As a labor organizer, as a student, and as an educator, Jesús Salas MA1985 follows one principle, which he learned from Cesar Chavez: “When you start something, you stay for the duration,” Salas says. “It doesn’t matter how long the duration is.”
Throughout his career, from teenage migrant worker to UW System regent, Salas has faced goals that required a long-term effort — in the 1960s, he helped create the labor union Obreros Unidos, and after earning his master’s degree, he helped establish UW–Madison’s Chican@ and Latin@ Studies Program and UW–Milwaukee’s Spanish Speaking Outreach Institute, now called the Roberto Hernandez Center. Persistence has seen him through.
Salas was born in Crystal City, Texas, in a community of Chicano migrant workers.
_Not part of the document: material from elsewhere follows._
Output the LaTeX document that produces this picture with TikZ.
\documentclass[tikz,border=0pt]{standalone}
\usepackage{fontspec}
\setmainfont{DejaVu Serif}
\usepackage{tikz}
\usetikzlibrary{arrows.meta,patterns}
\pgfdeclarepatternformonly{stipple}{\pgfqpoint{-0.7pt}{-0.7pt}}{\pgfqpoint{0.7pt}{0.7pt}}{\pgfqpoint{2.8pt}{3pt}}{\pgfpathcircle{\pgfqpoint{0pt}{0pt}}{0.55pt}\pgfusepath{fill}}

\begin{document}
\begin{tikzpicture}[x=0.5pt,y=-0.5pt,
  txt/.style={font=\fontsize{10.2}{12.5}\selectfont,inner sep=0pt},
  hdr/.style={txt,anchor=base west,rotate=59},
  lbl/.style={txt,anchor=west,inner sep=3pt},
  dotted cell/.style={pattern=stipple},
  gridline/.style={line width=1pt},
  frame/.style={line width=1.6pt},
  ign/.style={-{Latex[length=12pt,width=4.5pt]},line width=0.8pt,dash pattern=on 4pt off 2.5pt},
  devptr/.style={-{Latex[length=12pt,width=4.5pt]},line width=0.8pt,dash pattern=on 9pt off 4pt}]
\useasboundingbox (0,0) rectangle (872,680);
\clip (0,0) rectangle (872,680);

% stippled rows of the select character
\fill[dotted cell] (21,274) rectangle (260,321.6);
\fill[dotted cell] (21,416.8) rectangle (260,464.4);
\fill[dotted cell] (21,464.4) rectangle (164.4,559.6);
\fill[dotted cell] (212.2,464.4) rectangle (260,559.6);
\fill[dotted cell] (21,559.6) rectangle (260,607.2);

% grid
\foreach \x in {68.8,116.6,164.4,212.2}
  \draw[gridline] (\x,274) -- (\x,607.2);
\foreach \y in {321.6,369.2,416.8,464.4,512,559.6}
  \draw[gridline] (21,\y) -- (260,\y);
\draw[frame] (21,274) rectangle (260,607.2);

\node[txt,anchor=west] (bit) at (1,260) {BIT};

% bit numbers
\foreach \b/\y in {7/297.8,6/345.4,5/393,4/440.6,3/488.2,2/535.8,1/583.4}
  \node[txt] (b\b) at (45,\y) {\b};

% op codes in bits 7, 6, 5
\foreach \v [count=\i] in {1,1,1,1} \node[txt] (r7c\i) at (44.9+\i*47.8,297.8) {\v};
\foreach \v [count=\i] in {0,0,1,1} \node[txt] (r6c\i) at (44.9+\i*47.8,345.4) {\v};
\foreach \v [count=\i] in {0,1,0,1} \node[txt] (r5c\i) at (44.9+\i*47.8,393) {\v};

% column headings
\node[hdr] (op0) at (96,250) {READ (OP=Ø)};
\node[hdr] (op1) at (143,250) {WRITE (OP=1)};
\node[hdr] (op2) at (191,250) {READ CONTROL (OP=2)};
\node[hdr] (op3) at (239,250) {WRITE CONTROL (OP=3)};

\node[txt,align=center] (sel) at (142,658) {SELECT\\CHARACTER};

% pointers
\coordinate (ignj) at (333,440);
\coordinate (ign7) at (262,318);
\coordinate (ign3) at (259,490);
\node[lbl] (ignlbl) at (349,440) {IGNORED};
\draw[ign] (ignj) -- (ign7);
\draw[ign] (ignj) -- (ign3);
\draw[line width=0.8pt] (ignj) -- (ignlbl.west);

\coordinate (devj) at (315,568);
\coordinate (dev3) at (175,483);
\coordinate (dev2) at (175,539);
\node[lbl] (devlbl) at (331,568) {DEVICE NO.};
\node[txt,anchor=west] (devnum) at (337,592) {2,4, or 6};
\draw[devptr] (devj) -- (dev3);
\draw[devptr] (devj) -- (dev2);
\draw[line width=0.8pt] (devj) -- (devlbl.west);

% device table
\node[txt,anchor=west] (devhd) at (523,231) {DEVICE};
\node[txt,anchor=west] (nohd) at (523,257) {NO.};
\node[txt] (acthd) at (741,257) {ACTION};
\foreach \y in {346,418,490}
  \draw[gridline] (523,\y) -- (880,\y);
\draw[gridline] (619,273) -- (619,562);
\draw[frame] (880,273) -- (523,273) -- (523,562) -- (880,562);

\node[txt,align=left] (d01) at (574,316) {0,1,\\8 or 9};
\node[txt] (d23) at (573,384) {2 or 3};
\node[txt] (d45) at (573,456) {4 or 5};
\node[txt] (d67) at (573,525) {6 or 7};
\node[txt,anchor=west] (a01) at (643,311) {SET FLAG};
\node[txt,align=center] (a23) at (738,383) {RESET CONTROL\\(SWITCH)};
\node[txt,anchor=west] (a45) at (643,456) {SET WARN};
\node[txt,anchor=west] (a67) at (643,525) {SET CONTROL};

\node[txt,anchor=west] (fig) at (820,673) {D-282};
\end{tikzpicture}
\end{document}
They followed an annual circuit, working on farms and traveling north as the frost receded and south as it advanced again: picking asparagus in Illinois, sugar beets and cucumbers in Wisconsin, and tomatoes in the Lake Michigan region, and then picking cotton in the Mississippi Delta and Texas. Throughout the 1950s, Salas went to school in the communities where his family worked, until his parents bought a café in Wautoma, Wisconsin.
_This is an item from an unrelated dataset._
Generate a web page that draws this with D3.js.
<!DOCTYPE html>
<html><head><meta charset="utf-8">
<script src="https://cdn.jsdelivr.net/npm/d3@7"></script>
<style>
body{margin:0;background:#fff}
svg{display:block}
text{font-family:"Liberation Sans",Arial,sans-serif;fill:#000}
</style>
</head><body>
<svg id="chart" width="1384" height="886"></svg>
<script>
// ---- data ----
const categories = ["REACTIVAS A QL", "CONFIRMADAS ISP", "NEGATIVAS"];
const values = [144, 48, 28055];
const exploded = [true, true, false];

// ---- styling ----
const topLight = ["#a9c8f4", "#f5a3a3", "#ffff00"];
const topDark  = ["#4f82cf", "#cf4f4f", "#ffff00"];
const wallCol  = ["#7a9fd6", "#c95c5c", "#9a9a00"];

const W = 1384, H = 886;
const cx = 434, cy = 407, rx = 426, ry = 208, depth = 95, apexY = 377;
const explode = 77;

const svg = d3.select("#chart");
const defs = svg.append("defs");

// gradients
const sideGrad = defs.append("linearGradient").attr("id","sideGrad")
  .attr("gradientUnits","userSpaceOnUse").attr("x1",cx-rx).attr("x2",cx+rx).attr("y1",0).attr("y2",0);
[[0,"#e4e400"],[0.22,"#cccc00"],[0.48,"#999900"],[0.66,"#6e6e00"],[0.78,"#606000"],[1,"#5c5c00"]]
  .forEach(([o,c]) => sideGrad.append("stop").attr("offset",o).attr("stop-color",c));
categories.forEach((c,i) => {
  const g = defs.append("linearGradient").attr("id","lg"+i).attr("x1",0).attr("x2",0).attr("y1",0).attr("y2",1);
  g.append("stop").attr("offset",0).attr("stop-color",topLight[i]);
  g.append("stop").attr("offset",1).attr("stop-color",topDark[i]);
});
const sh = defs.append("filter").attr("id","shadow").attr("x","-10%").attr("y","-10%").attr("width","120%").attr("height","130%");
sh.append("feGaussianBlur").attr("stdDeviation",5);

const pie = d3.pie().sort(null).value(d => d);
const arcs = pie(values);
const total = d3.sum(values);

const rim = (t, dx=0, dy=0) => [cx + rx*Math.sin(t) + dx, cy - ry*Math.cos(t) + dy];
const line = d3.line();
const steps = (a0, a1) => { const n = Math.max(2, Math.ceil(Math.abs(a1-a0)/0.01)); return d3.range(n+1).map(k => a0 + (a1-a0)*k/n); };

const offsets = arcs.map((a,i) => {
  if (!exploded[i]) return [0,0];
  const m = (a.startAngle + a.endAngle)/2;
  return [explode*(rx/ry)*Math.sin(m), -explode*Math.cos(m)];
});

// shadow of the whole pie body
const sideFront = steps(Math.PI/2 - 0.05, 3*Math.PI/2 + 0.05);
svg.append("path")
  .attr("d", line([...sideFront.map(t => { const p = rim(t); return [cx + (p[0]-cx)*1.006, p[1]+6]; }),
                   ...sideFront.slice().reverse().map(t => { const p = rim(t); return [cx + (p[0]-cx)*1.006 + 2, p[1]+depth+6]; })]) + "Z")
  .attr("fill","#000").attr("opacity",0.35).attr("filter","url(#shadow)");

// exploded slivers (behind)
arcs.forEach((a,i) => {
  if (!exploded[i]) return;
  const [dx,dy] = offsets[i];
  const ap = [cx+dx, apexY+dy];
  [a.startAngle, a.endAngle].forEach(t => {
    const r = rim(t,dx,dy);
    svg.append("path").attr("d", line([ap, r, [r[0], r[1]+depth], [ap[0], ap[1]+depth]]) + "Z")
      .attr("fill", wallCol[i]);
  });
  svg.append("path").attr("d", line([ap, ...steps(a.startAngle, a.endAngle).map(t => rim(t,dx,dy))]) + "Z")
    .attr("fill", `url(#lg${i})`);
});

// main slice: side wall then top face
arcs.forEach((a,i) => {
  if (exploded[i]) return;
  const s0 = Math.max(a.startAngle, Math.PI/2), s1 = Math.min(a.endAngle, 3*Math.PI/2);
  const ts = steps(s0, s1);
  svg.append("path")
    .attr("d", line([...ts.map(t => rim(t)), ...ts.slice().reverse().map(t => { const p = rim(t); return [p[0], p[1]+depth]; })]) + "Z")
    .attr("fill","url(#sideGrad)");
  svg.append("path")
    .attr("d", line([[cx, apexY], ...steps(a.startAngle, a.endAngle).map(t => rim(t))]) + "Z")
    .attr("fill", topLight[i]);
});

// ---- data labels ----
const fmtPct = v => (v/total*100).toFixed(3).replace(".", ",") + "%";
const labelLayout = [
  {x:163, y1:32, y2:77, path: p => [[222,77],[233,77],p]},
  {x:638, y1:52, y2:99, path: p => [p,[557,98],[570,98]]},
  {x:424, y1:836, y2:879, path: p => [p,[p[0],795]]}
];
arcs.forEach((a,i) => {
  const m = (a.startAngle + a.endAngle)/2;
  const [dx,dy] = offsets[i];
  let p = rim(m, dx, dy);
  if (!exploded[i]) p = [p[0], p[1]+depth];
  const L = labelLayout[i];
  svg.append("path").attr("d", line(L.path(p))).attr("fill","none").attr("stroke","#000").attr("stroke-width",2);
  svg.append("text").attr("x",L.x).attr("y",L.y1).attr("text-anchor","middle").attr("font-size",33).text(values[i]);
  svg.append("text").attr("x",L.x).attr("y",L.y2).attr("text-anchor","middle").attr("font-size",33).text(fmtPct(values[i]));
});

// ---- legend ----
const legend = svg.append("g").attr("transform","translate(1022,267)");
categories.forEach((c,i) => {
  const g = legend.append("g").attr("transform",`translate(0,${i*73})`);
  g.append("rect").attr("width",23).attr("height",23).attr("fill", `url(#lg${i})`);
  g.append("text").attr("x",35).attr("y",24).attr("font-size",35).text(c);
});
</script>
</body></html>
The precarious life of a migrant worker led Salas to value labor rights. In the early 1960s, he began to organize fellow laborers. His initial efforts were frustrating: owners fired workers who joined unions, and county officials harassed organizers. But Salas took inspiration from Chavez, who was then organizing migrant workers in California. He chose to persist.
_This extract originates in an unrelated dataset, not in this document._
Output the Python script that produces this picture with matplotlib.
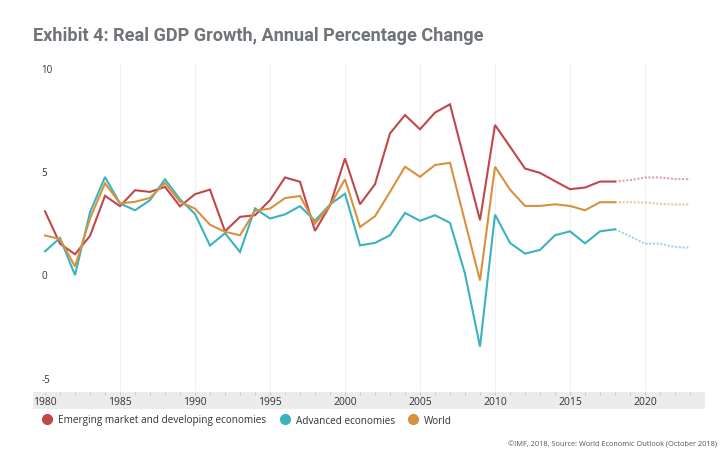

Eventually, Salas connected with a UW–Madison professor, Elizabeth Brandeis Raushenbush MA1924, PhD1928, an economist with the Institute for Research on Poverty. “She’s a daughter of Louis Brandeis, United States Supreme Court Justice,” Salas says. “She headed the first Poverty Institute Migrant Wage and Working Conditions Study, and she hired me and my brother to go into the camps and introduce a whole core of graduate students from UW–Madison.”
With Raushenbush’s support, Salas not only advanced his understanding of labor issues; he advanced his education. He began taking university classes, and he helped create Obreros Unidos — laborers united — as a union for migrant workers.
“The wage study with Professor Raushenbush really gave me a concrete idea as to specific issues,” he says. “We had a minimum wage, but it wasn’t enforced. We had a housing code, but we didn’t have enough inspectors, and they were reluctant to close the camps down and burden the growers.”
While organizing, Salas completed his bachelor’s and then master’s degrees, a process that took about 20 years.
“Like Cesar Chavez says, when you start something, you stay for the duration,” says Salas.
During his decade on campus, Salas helped the UW establish a Chican@ and Latin@ Studies program. And when he was done, he took his degree in political science and began teaching at Milwaukee Area Technical College, where he helped establish a bilingual teaching program. “It was just a great time, teaching Latino adults basic skills in using their own language.”
Governor Jim Doyle BA1967 appointed Salas to the UW System Board of Regents in 2003, on which he served until 2007, working on the physical planning committee, where he advocated for infrastructure improvements and for continued growth in services for the Latinx community.
In retirement, Salas continues to travel to Crystal City, Texas, and to advocate for migrant workers’ rights.